>> Start

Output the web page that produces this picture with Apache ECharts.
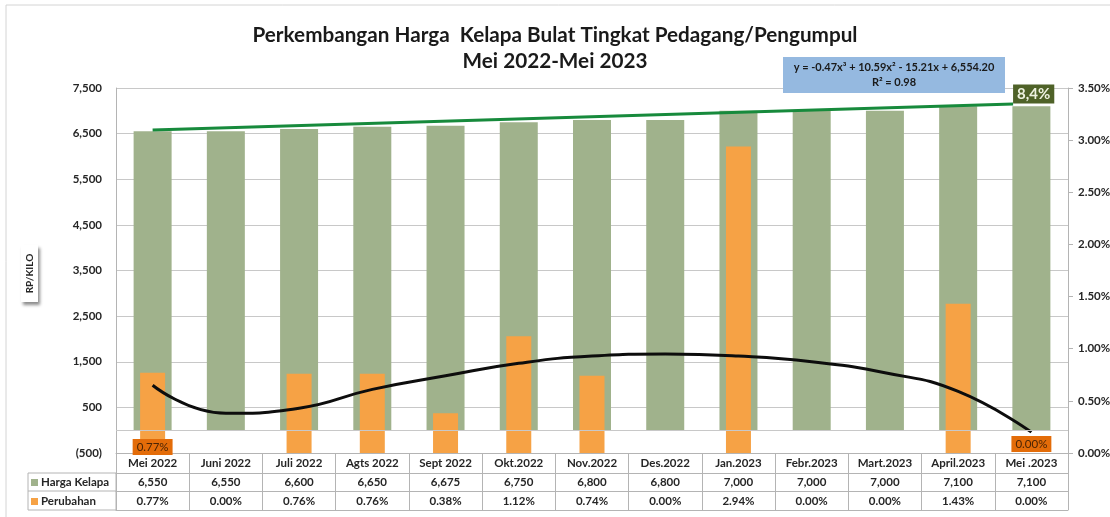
<!DOCTYPE html>
<html>
<head>
<meta charset="utf-8">
<title>Harga Kelapa Bulat</title>
<style>
html, body { margin: 0; padding: 0; background: #fff; }
#main { width: 1110px; height: 517px; }
</style>
<script src="https://cdn.jsdelivr.net/npm/echarts@6/dist/echarts.min.js"></script>
</head>
<body>
<div id="main"></div>
<script>
// data
const bulan = ['Mei 2022', 'Juni 2022', 'Juli 2022', 'Agts 2022', 'Sept 2022', 'Okt.2022', 'Nov.2022',
               'Des.2022', 'Jan.2023', 'Febr.2023', 'Mart.2023', 'April.2023', 'Mei .2023']
const hargaKelapa = [6550, 6550, 6600, 6650, 6675, 6750, 6800, 6800, 7000, 7000, 7000, 7100, 7100]
const perubahan = [0.77, 0, 0.76, 0.76, 0.38, 1.12, 0.74, 0, 2.94, 0, 0, 1.43, 0]
// black trend curve of perubahan (%)
const trenPerubahan = [0.65, 0.38, 0.43, 0.61, 0.74, 0.86, 0.93, 0.95, 0.93, 0.875, 0.77, 0.59, 0.20]
// green trend line of harga (x in category units, 0 = Mei 2022)
const trenHargaX = [0, 11.75]
const trenHargaY = [6578, 7149]
const trenHargaLabel = '8,4%'
const leftTicks = { min: -500, max: 7500, interval: 1000 }
const rightTicks = { min: 0, max: 3.5, interval: 0.5 }
const persamaan = 'y = -0.47x³ + 10.59x² - 15.21x + 6,554.20\nR² = 0.98'

const font = 'Lato, "Open Sans", sans-serif'
const rp = v => v < 0 ? '(' + Math.abs(v).toLocaleString('en-US') + ')' : v.toLocaleString('en-US')
const pct = v => v.toFixed(2) + '%'
const lineGray = '#b4b4b4'
const labelStyle = { fontFamily: font, fontSize: 11.5, fontWeight: 'bold', color: '#262626' }

// one table row = one category axis under the grid
function rowAxis(data, offset, tickLen, margin) {
  return {
    type: 'category', data: data, gridIndex: 0, position: 'bottom', offset: offset,
    axisLine: { show: true, onZero: false, lineStyle: { color: lineGray } },
    axisTick: { show: tickLen > 0, length: tickLen, interval: 0, lineStyle: { color: lineGray } },
    axisLabel: Object.assign({ show: margin != null, interval: 0, margin: margin || 0, verticalAlign: 'middle' }, labelStyle),
    splitLine: { show: false }
  }
}

const chart = echarts.init(document.getElementById('main'))

chart.setOption({
  animation: false,
  textStyle: { fontFamily: font },
  title: {
    text: 'Perkembangan Harga  Kelapa Bulat Tingkat Pedagang/Pengumpul\nMei 2022-Mei 2023',
    left: 'center', top: 17,
    textStyle: { fontFamily: font, fontSize: 20.7, fontWeight: 'bold', color: '#1a1a1a', lineHeight: 26 }
  },
  legend: {
    data: ['Harga Kelapa', 'Perubahan'],
    orient: 'vertical', left: 31, top: 476, padding: 0,
    itemWidth: 7, itemHeight: 7, itemGap: 6, icon: 'rect',
    selectedMode: false,
    textStyle: { fontFamily: font, fontSize: 11.5, fontWeight: 'bold', color: '#262626', lineHeight: 13, padding: [0, 0, 0, -2] }
  },
  grid: { left: 116, right: 42, top: 88, bottom: 64, containLabel: false, outerBoundsMode: 'none' },
  xAxis: [
    rowAxis(bulan, 0, 20, 10),
    { type: 'category', data: bulan, show: false },
    { type: 'value', min: -0.5, max: 12.5, show: false },
    rowAxis(hargaKelapa.map(rp), 20, 18, 9),
    rowAxis(perubahan.map(pct), 38, 19, 10),
    rowAxis(bulan, 57, 0, null)
  ],
  yAxis: [{
    type: 'value', min: leftTicks.min, max: leftTicks.max, interval: leftTicks.interval,
    axisLine: { show: true, onZero: false, lineStyle: { color: lineGray } },
    axisTick: { show: false },
    axisLabel: Object.assign({ margin: 14, formatter: rp }, labelStyle),
    splitLine: { show: true, lineStyle: { color: '#c8c8c8' } }
  }, {
    type: 'value', min: rightTicks.min, max: rightTicks.max, interval: rightTicks.interval,
    position: 'right',
    axisLine: { show: true, onZero: false, lineStyle: { color: lineGray } },
    axisTick: { show: true, length: 5, lineStyle: { color: lineGray } },
    axisLabel: Object.assign({ margin: 10, formatter: pct }, labelStyle),
    splitLine: { show: false }
  }],
  graphic: [
    // outer chart border
    { type: 'rect', shape: { x: 6, y: 5, width: 1130, height: 540 }, style: { fill: 'none', stroke: '#d4d4d4' }, silent: true },
    // legend cells of the data table
    { type: 'rect', shape: { x: 28, y: 473, width: 88, height: 37 }, style: { fill: 'none', stroke: lineGray }, silent: true },
    { type: 'line', shape: { x1: 28, y1: 491, x2: 116, y2: 491 }, style: { stroke: lineGray }, silent: true },
    // y axis title
    {
      type: 'group', left: 21, top: 245,
      children: [
        { type: 'rect', shape: { x: 0, y: 0, width: 17, height: 57 },
          style: { fill: '#fff', shadowBlur: 3, shadowOffsetX: 2, shadowOffsetY: 3, shadowColor: 'rgba(0,0,0,0.45)' } },
        { type: 'text', x: 8.5, y: 28.5, rotation: Math.PI / 2,
          style: { text: 'RP/KILO', align: 'center', verticalAlign: 'middle', font: 'bold 10px ' + font, fill: '#262626' } }
      ]
    },
    // trendline equation
    {
      type: 'text', x: 894, y: 57, z: 10,
      style: {
        text: persamaan, align: 'center', verticalAlign: 'top', width: 212,
        font: 'bold 11px ' + font, fill: '#1a1a1a', lineHeight: 15,
        backgroundColor: '#95b9e0', padding: [3, 5]
      }
    }
  ],
  series: [{
    name: 'Harga Kelapa',
    type: 'bar', xAxisIndex: 0, yAxisIndex: 0,
    barWidth: 38,
    itemStyle: { color: '#a0b28c' },
    data: hargaKelapa,
    markLine: {
      silent: true, symbol: 'none', label: { show: false },
      lineStyle: { color: '#c8c8c8', type: 'solid', width: 1 },
      data: [{ yAxis: 0 }]
    }
  }, {
    name: 'Perubahan',
    type: 'bar', xAxisIndex: 1, yAxisIndex: 1,
    barWidth: 25,
    itemStyle: { color: '#f6a245' },
    data: perubahan.map((v, i) => {
      if (i !== 0 && i !== perubahan.length - 1) return v
      return {
        value: v,
        label: {
          show: true, position: i === 0 ? 'insideBottom' : 'top', distance: i === 0 ? -2 : 1,
          formatter: p => pct(p.value),
          fontFamily: font, fontSize: 11.5, color: '#4a2405',
          backgroundColor: '#e36c09', padding: [2, 4]
        }
      }
    }),
    z: 3
  }, {
    name: 'Tren Perubahan',
    type: 'line', xAxisIndex: 1, yAxisIndex: 1,
    smooth: 0.5, symbol: 'none',
    lineStyle: { color: '#0d0d0d', width: 3 },
    data: trenPerubahan,
    z: 4
  }, {
    name: 'Tren Harga',
    type: 'line', xAxisIndex: 2, yAxisIndex: 0,
    symbol: 'none',
    lineStyle: { color: '#178a3c', width: 3 },
    data: trenHargaX.map((x, i) => [x, trenHargaY[i]]),
    endLabel: {
      show: true, distance: 0, offset: [0, -10],
      formatter: trenHargaLabel,
      fontFamily: font, fontSize: 15, fontWeight: 'bold', color: '#eef2e0',
      backgroundColor: '#4f6228', padding: [2, 4]
    },
    z: 5
  }]
})
</script>
</body>
</html>
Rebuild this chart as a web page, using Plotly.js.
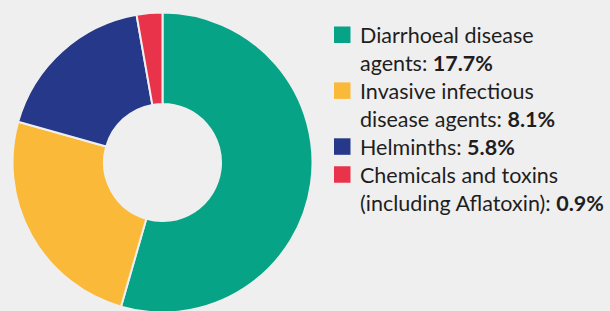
<!DOCTYPE html>
<html>
<head>
<meta charset="utf-8">
<script src="https://cdn.plot.ly/plotly-3.0.1.min.js"></script>
<style>
html,body{margin:0;padding:0;overflow:hidden;background:#f0efef;width:610px;height:311px;}
#chart{width:610px;height:330px;}
</style>
</head>
<body>
<div id="chart"></div>
<script>
// Data
var categories = ["Diarrhoeal disease agents", "Invasive infectious disease agents", "Helminths", "Chemicals and toxins (including Aflatoxin)"];
var values = [17.7, 8.1, 5.8, 0.9];
var colors = ["#07a386", "#fbb93a", "#25388a", "#e8334a"];
var legendLines = [
  ["Diarrhoeal disease", "agents:"],
  ["Invasive infectious", "disease agents:"],
  ["Helminths:"],
  ["Chemicals and toxins", "(including Aflatoxin):"]
];

var W = 610, H = 330, BG = "#f0efef";
function px(x) { return x / W; }
function py(y) { return 1 - y / H; }

// Legend text built from the data arrays
var lines = [];
var firstLineIdx = [];
legendLines.forEach(function (ls, i) {
  firstLineIdx.push(lines.length);
  ls.forEach(function (l, j) {
    if (j === ls.length - 1) lines.push(l + " <b>" + values[i].toFixed(1) + "%</b>");
    else lines.push(l);
  });
});

var fontSize = 21.5;
var lineH = fontSize * 1.3;
var firstBaseline = 43;
var shapes = firstLineIdx.map(function (li, i) {
  var b = firstBaseline + li * lineH;
  return {
    type: "rect", xref: "paper", yref: "paper",
    x0: px(334), x1: px(350.5), y0: py(b), y1: py(b - 16.5),
    fillcolor: colors[i], line: { width: 0 }
  };
});

var trace = {
  type: "pie",
  labels: categories,
  values: values,
  marker: { colors: colors, line: { color: BG, width: 2 } },
  hole: 0.39,
  sort: false,
  direction: "clockwise",
  rotation: 0,
  textinfo: "none",
  hoverinfo: "label+value",
  showlegend: false,
  domain: { x: [px(12.5), px(312.5)], y: [py(312.5), py(12.5)] }
};

var layout = {
  width: W, height: H,
  margin: { l: 0, r: 0, t: 0, b: 0 },
  paper_bgcolor: BG, plot_bgcolor: BG,
  showlegend: false,
  shapes: shapes,
  annotations: [{
    xref: "paper", yref: "paper",
    x: px(358), y: py(20), xanchor: "left", yanchor: "top",
    align: "left", showarrow: false,
    text: lines.join("<br>"),
    font: { family: "Lato, sans-serif", size: fontSize, color: "#1e1e1e" }
  }]
};

Plotly.newPlot("chart", [trace], layout, { displayModeBar: false, staticPlot: true });
</script>
</body>
</html>
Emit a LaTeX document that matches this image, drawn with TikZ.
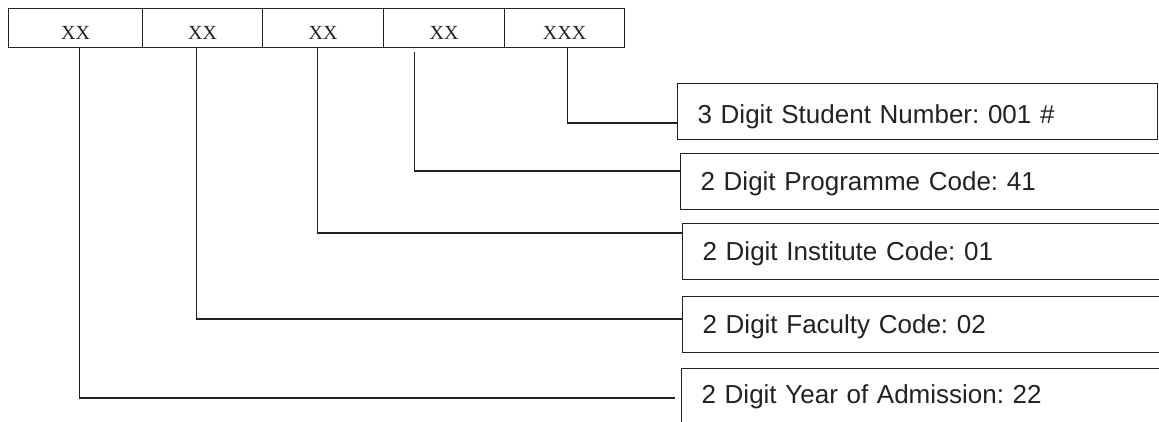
\documentclass[tikz,border=0pt]{standalone}
\usepackage{fontspec}
\setmainfont{Liberation Serif}
\newfontfamily\arialf{Liberation Sans}
\definecolor{ink}{HTML}{222222}
\frenchspacing
\begin{document}
\begin{tikzpicture}[x=1pt,y=-1pt,
  cell/.style={draw=ink,line width=1.2pt,anchor=north west,inner sep=0pt,
    minimum height=39pt,text height=23pt,text depth=0pt,text=ink,
    font=\fontsize{20}{24}\selectfont},
  rbox/.style={draw=ink,line width=1.2pt,anchor=north west,inner xsep=20pt,inner ysep=0pt,
    minimum height=56pt,text height=18pt,text depth=0pt,align=left,text=ink,
    font=\arialf\fontsize{26}{30}\selectfont},
  conn/.style={draw=ink,line width=1.2pt}]
\clip (0,0) rectangle (1159,422);
\fill[white] (0,0) rectangle (1159,422);
% code cells
\node[cell,minimum width=134pt] (c1) at (8,8) {XX};
\node[cell,minimum width=120pt] (c2) at (142,8) {XX};
\node[cell,minimum width=121pt] (c3) at (262,8) {XX};
\node[cell,minimum width=121pt] (c4) at (383,8) {XX};
\node[cell,minimum width=120pt] (c5) at (504,8) {XXX};
% description boxes
\node[rbox,text width=440pt,text height=24pt] (stu) at (677,83) {3 Digit Student Number: 001 \#};
\node[rbox,text width=480pt] (prog) at (680,153) {2 Digit Programme Code: 41};
\node[rbox,text width=480pt] (inst) at (682,223) {2 Digit Institute Code: 01};
\node[rbox,text width=480pt] (fac) at (682,296) {2 Digit Faculty Code: 02};
\node[rbox,text width=480pt,minimum height=53.5pt,text height=17pt] (yr) at (681,368) {2 Digit Year of Admission: 22};
% connectors
\draw[conn] ([xshift=3pt]c5.south) |- ([yshift=-40pt]stu.north west);
\draw[conn] ([xshift=-29.5pt,yshift=-4pt]c4.south) |- ([yshift=-18pt]prog.north west);
\draw[conn] ([xshift=-5.5pt]c3.south) |- ([yshift=-10pt]inst.north west);
\draw[conn] ([xshift=-6pt]c2.south) |- ([yshift=-23pt]fac.north west);
\draw[conn] ([xshift=4pt]c1.south) |- ([xshift=-6pt,yshift=-30pt]yr.north west);
\end{tikzpicture}
\end{document}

>> End

(WHAT YOU ARE ASKED TO DO) Output only these lines, word for word: the line containing "Emit a LaTeX" and every line after it through the last line of the data. Omit the pictures.

(WORKED ANSWER)
Emit a LaTeX document that matches this image, drawn with TikZ.
\documentclass[tikz,border=0pt]{standalone}
\usepackage{fontspec}
\setmainfont{Liberation Serif}
\newfontfamily\arialf{Liberation Sans}
\definecolor{ink}{HTML}{222222}
\frenchspacing
\begin{document}
\begin{tikzpicture}[x=1pt,y=-1pt,
  cell/.style={draw=ink,line width=1.2pt,anchor=north west,inner sep=0pt,
    minimum height=39pt,text height=23pt,text depth=0pt,text=ink,
    font=\fontsize{20}{24}\selectfont},
  rbox/.style={draw=ink,line width=1.2pt,anchor=north west,inner xsep=20pt,inner ysep=0pt,
    minimum height=56pt,text height=18pt,text depth=0pt,align=left,text=ink,
    font=\arialf\fontsize{26}{30}\selectfont},
  conn/.style={draw=ink,line width=1.2pt}]
\clip (0,0) rectangle (1159,422);
\fill[white] (0,0) rectangle (1159,422);
% code cells
\node[cell,minimum width=134pt] (c1) at (8,8) {XX};
\node[cell,minimum width=120pt] (c2) at (142,8) {XX};
\node[cell,minimum width=121pt] (c3) at (262,8) {XX};
\node[cell,minimum width=121pt] (c4) at (383,8) {XX};
\node[cell,minimum width=120pt] (c5) at (504,8) {XXX};
% description boxes
\node[rbox,text width=440pt,text height=24pt] (stu) at (677,83) {3 Digit Student Number: 001 \#};
\node[rbox,text width=480pt] (prog) at (680,153) {2 Digit Programme Code: 41};
\node[rbox,text width=480pt] (inst) at (682,223) {2 Digit Institute Code: 01};
\node[rbox,text width=480pt] (fac) at (682,296) {2 Digit Faculty Code: 02};
\node[rbox,text width=480pt,minimum height=53.5pt,text height=17pt] (yr) at (681,368) {2 Digit Year of Admission: 22};
% connectors
\draw[conn] ([xshift=3pt]c5.south) |- ([yshift=-40pt]stu.north west);
\draw[conn] ([xshift=-29.5pt,yshift=-4pt]c4.south) |- ([yshift=-18pt]prog.north west);
\draw[conn] ([xshift=-5.5pt]c3.south) |- ([yshift=-10pt]inst.north west);
\draw[conn] ([xshift=-6pt]c2.south) |- ([yshift=-23pt]fac.north west);
\draw[conn] ([xshift=4pt]c1.south) |- ([xshift=-6pt,yshift=-30pt]yr.north west);
\end{tikzpicture}
\end{document}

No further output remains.